Oloroso itself never had flor and has spent its entire life
oxidising gently away. The result is a robust wine of more weight, body,
colour, implied sweetness, and pretty full aroma. It has no flor aromas at all,
obviously, but you can’t miss the savoury chestnut, walnut and old furniture
aromas! As they age, Olorosos also get more concentrated, meaning they can get
quite lean, and can develop astringent woody notes, so sometimes a trace of PX
is blended in before bottling.
Moscatel is generally made in two ways. Either the sweet
juice is fortified thus preserving the primary grapey aromas and the natural
sugars producing a young fresh tangy wine, or the grapes are dried in the sun
to raisins and the juice is fortified still preserving the sugars, but
producing an altogether different wine. The latter is still grapey but also
raisiny, more concentrated, and oxidation from sun-drying and long ageing will
be there too, as well as enhanced complexity.

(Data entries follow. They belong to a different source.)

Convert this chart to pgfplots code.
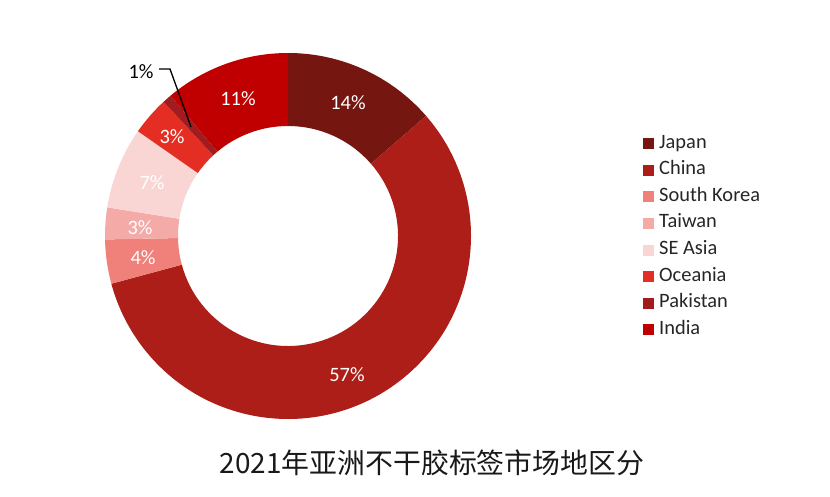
\documentclass[border=0pt]{standalone}
\usepackage{fontspec}
\setmainfont{Carlito}
\newfontfamily\cjk{Noto Sans CJK SC}
\usepackage{pgfplots}
\usepackage{pgfplotstable}
\pgfplotsset{compat=1.18}

\definecolor{c0}{RGB}{117,22,16}
\definecolor{c1}{RGB}{173,30,24}
\definecolor{c2}{RGB}{240,128,122}
\definecolor{c3}{RGB}{244,171,168}
\definecolor{c4}{RGB}{249,214,212}
\definecolor{c5}{RGB}{228,46,36}
\definecolor{c6}{RGB}{160,28,30}
\definecolor{c7}{RGB}{192,0,0}

\pgfplotstableread{
region value
Japan 13.6
China 57.2
SouthKorea 3.9
Taiwan 2.8
SEAsia 7.2
Oceania 3.4
Pakistan 0.8
India 11.1
}\datatable

\def\cumsum{0}
\pgfplotstableforeachcolumnelement{value}\of\datatable\as\val{%
  \pgfmathsetmacro\angA{90-3.6*\cumsum}%
  \pgfmathsetmacro\newcum{\cumsum+\val}%
  \pgfmathsetmacro\angB{90-3.6*\newcum}%
  \expandafter\xdef\csname startA\pgfplotstablerow\endcsname{\angA}%
  \expandafter\xdef\csname endA\pgfplotstablerow\endcsname{\angB}%
  \xdef\cumsum{\newcum}%
}

\begin{document}
\begin{tikzpicture}
\begin{axis}[
  width=830bp, height=496bp, scale only axis,
  xmin=0, xmax=830, ymin=0, ymax=496,
  hide axis, clip=false,
  legend image code/.code={\fill[#1] (0bp,-5.5bp) rectangle (11bp,5.5bp);},
  legend style={at={(axis cs:640,364)}, anchor=north west, draw=none, fill=none,
    font=\fontsize{20.5}{24}\selectfont, text=black!85, row sep=7.6bp,
    nodes={inner sep=0pt, text height=14bp, text depth=5bp}},
  legend cell align=left,
]
\path (axis cs:0,0) rectangle (axis cs:830,496);
\pgfplotsinvokeforeach{0,...,7}{
  \fill[c#1, shift={(axis cs:288,260)}]
    ({\csname startA#1\endcsname}:183bp)
    arc[start angle={\csname startA#1\endcsname}, end angle={\csname endA#1\endcsname}, radius=183bp]
    -- ({\csname endA#1\endcsname}:110bp)
    arc[start angle={\csname endA#1\endcsname}, end angle={\csname startA#1\endcsname}, radius=110bp]
    -- cycle;
}
\addlegendimage{fill=c0, draw=none}\addlegendentry{\hspace{5bp}Japan}
\addlegendimage{fill=c1, draw=none}\addlegendentry{\hspace{5bp}China}
\addlegendimage{fill=c2, draw=none}\addlegendentry{\hspace{5bp}South Korea}
\addlegendimage{fill=c3, draw=none}\addlegendentry{\hspace{5bp}Taiwan}
\addlegendimage{fill=c4, draw=none}\addlegendentry{\hspace{5bp}SE Asia}
\addlegendimage{fill=c5, draw=none}\addlegendentry{\hspace{5bp}Oceania}
\addlegendimage{fill=c6, draw=none}\addlegendentry{\hspace{5bp}Pakistan}
\addlegendimage{fill=c7, draw=none}\addlegendentry{\hspace{5bp}India}

\begin{scope}[every node/.style={font=\fontsize{20.5}{24}\selectfont, text=white}]
\node at (axis cs:348,393) {14\%};
\node at (axis cs:347,121) {57\%};
\node at (axis cs:143,238) {4\%};
\node at (axis cs:140,268) {3\%};
\node at (axis cs:152,313) {7\%};
\node at (axis cs:172,359) {3\%};
\node at (axis cs:238,397) {11\%};
\node[text=black] at (axis cs:141,424) {1\%};
\end{scope}
\draw[black, line width=1.3bp] (axis cs:159,427) -- (axis cs:170,427) -- (axis cs:191,369);
\node[font=\cjk\fontsize{28}{32}\selectfont, text=black!90] at (axis cs:432,33) {2021年亚洲不干胶标签市场地区分};
\end{axis}
\end{tikzpicture}
\end{document}
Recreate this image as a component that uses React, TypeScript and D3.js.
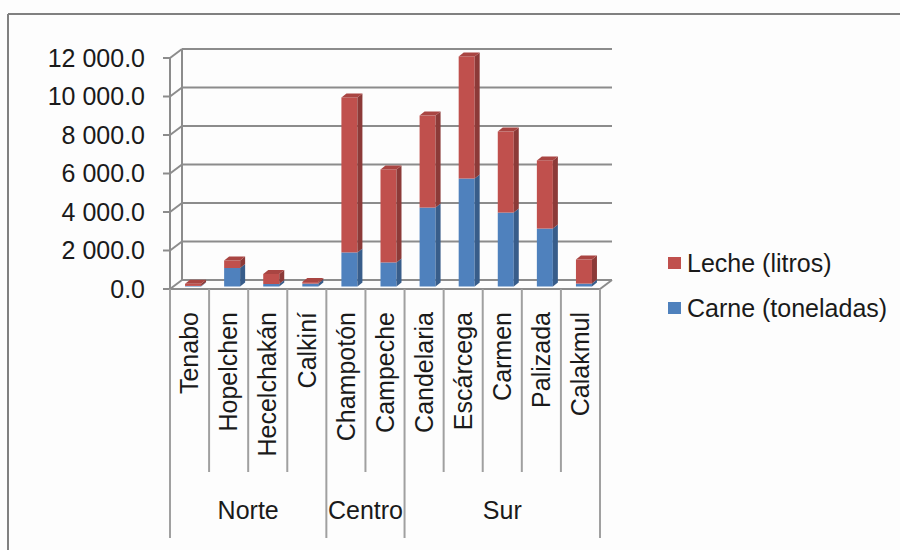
import * as d3 from "d3";

const categories = ["Tenabo", "Hopelchen", "Hecelchakán", "Calkiní", "Champotón", "Campeche", "Candelaria", "Escárcega", "Carmen", "Palizada", "Calakmul"];
const groupNames = ["Norte", "Centro", "Sur"];
const groupSizes = [4, 2, 5];
const carne = [30, 960, 130, 150, 1770, 1250, 4100, 5610, 3840, 3010, 150];
const leche = [110, 390, 520, 80, 8050, 4830, 4780, 6340, 4210, 3540, 1250];
const yTicks = [0, 2000, 4000, 6000, 8000, 10000, 12000];
const seriesNames = ["Leche (litros)", "Carne (toneladas)"];

const W = 900;
const H = 550;
const FONT = "'Liberation Sans', Arial, sans-serif";
const RED = "#c0504d";
const RED_SIDE = "#8c3a38";
const RED_TOP = "#a94542";
const BLUE = "#4f81bd";
const BLUE_SIDE = "#385d8a";
const BLUE_TOP = "#4474ab";
const GRID = "#8c8c8c";

export default function App() {
  const x = d3.scaleBand().domain(categories).range([170, 600]).paddingInner(0);
  const y = d3.scaleLinear().domain([0, 12000]).range([289, 58]);

  // floor / wall depth and bar depth
  const dx = 12, dy = -9;
  const bdx = 5, bdy = -4;
  const offX = (dx - bdx) / 2, offY = (dy - bdy) / 2;
  const bw = 16;

  const fmt = (v: number) => {
    const s = d3.format(",.1f")(v);
    return s.replace(/,/g, " ");
  };

  // stacked segments
  const stacks = categories.map((c, i) => {
    const segs = [
      { y0: 0, y1: carne[i], front: BLUE, side: BLUE_SIDE, top: BLUE_TOP },
      { y0: carne[i], y1: carne[i] + leche[i], front: RED, side: RED_SIDE, top: RED_TOP },
    ];
    return { c, segs };
  });

  // group boundaries
  let acc = 0;
  const groups = groupNames.map((g, i) => {
    const start = acc;
    acc += groupSizes[i];
    const x0 = x(categories[start]) as number;
    const x1 = (x(categories[acc - 1]) as number) + x.bandwidth();
    return { g, x0, x1 };
  });

  const groupEdges = new Set<number>();
  groups.forEach((g) => { groupEdges.add(Math.round(g.x0)); groupEdges.add(Math.round(g.x1)); });

  const catEdges = categories.map((c) => x(c) as number).concat([(x(categories[categories.length - 1]) as number) + x.bandwidth()]);

  return (
    <svg width={W} height={H} style={{ position: "absolute", left: 0, top: 0, background: "#fdfdfd" }} fontFamily={FONT}>
      <rect x={0} y={0} width={W} height={H} fill="#fdfdfd" />
      {/* outer border (top + left) */}
      <line x1={8} y1={14} x2={W} y2={14} stroke="#808080" strokeWidth={2} />
      <line x1={8} y1={14} x2={8} y2={H} stroke="#808080" strokeWidth={2} />

      {/* back wall grid + side wall diagonals */}
      {yTicks.map((t) => (
        <g key={t} stroke={GRID} strokeWidth={2} fill="none">
          <line x1={170 + dx} y1={y(t) + dy} x2={600 + dx} y2={y(t) + dy} />
          <line x1={170} y1={y(t)} x2={170 + dx} y2={y(t) + dy} />
          <line x1={163} y1={y(t)} x2={170} y2={y(t)} />
        </g>
      ))}
      <line x1={170 + dx} y1={y(0) + dy} x2={170 + dx} y2={y(12000) + dy} stroke={GRID} strokeWidth={2} />
      <line x1={170} y1={y(0)} x2={170} y2={y(12000)} stroke={GRID} strokeWidth={2} />
      {/* floor */}
      <line x1={170} y1={y(0)} x2={600} y2={y(0)} stroke={GRID} strokeWidth={2} />
      <line x1={600} y1={y(0)} x2={600 + dx} y2={y(0) + dy} stroke={GRID} strokeWidth={2} />

      {/* y tick labels */}
      {yTicks.map((t) => (
        <text key={t} x={145} y={y(t)} dy="0.35em" textAnchor="end" fontSize={25} fill="#1a1a1a">
          {fmt(t)}
        </text>
      ))}

      {/* bars */}
      {stacks.map(({ c, segs }) => {
        const bx = (x(c) as number) + x.bandwidth() / 2 - bw / 2 + offX;
        return (
          <g key={c}>
            {segs.map((s, j) => {
              const yt = y(s.y1) + offY;
              const yb = y(s.y0) + offY;
              return (
                <g key={j}>
                  <rect x={bx} y={yt} width={bw} height={Math.max(0, yb - yt)} fill={s.front} />
                  <polygon
                    points={`${bx + bw},${yt} ${bx + bw + bdx},${yt + bdy} ${bx + bw + bdx},${yb + bdy} ${bx + bw},${yb}`}
                    fill={s.side}
                  />
                  {j === segs.length - 1 && (
                    <polygon
                      points={`${bx},${yt} ${bx + bdx},${yt + bdy} ${bx + bw + bdx},${yt + bdy} ${bx + bw},${yt}`}
                      fill={s.top}
                    />
                  )}
                </g>
              );
            })}
          </g>
        );
      })}

      {/* category separators */}
      {catEdges.map((e, i) => {
        const isGroup = groupEdges.has(Math.round(e));
        return (
          <line key={i} x1={e} y1={y(0)} x2={e} y2={isGroup ? 538 : 472} stroke="#a0a0a0" strokeWidth={2} />
        );
      })}

      {/* category labels */}
      {categories.map((c) => {
        const cx = (x(c) as number) + x.bandwidth() / 2;
        return (
          <text key={c} transform={`translate(${cx},312) rotate(-90)`} textAnchor="end" dy="0.35em" fontSize={25} fill="#1a1a1a">
            {c}
          </text>
        );
      })}

      {/* group labels */}
      {groups.map((g) => (
        <text key={g.g} x={(g.x0 + g.x1) / 2} y={519} textAnchor="middle" fontSize={25} fill="#1a1a1a">
          {g.g}
        </text>
      ))}

      {/* legend */}
      {seriesNames.map((n, i) => (
        <g key={n} transform={`translate(668,${257 + i * 45})`}>
          <rect x={0} y={0} width={13} height={12} fill={i === 0 ? RED : BLUE} />
          <text x={19} y={6} dy="0.35em" fontSize={25} fill="#1a1a1a">{n}</text>
        </g>
      ))}
    </svg>
  );
}
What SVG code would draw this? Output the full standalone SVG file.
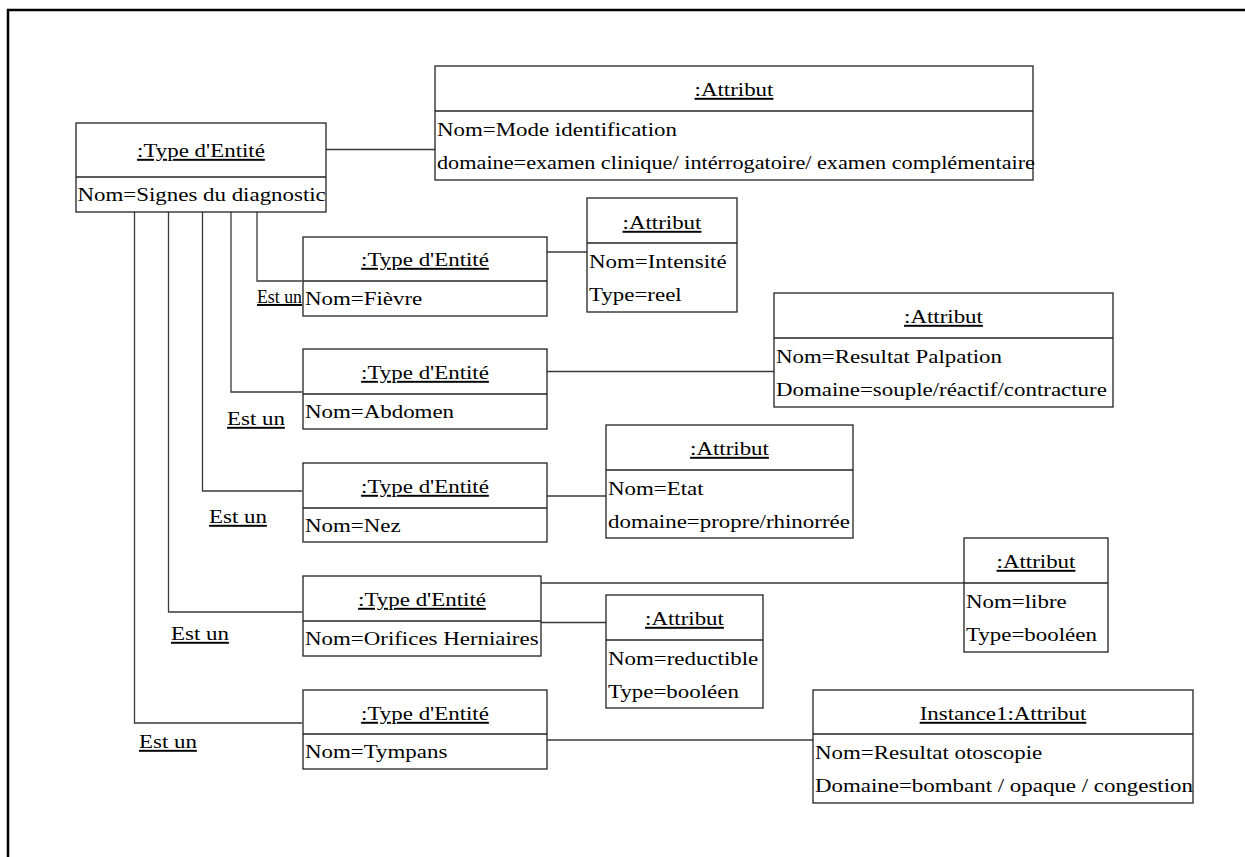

Pedro Ximenez is also sun-dried to raisins and also has that
raisiny aroma and flavour. It is normally aged longer than Moscatel and
therefore more concentrated. In both PX and Moscatel made from dried grapes,
there is a little more tannin from the stalk, which cannot be separated after
drying. In PX there is quite an array of aromas, some fruity and some phenolic.
The former are raisins, figs, prunes, with the attendant texture of dried
fruit, and the latter are toasted aromas such as coffee, chocolate, treacle.
Whenever you taste a wine as versatile as Sherry, think what
dish it would marry with. There is a Sherry to match each and every dish you
could come up with. Not only that, but Sherry makes the perfect aperitif as
well as the perfect post prandial. You need never drink anything else!!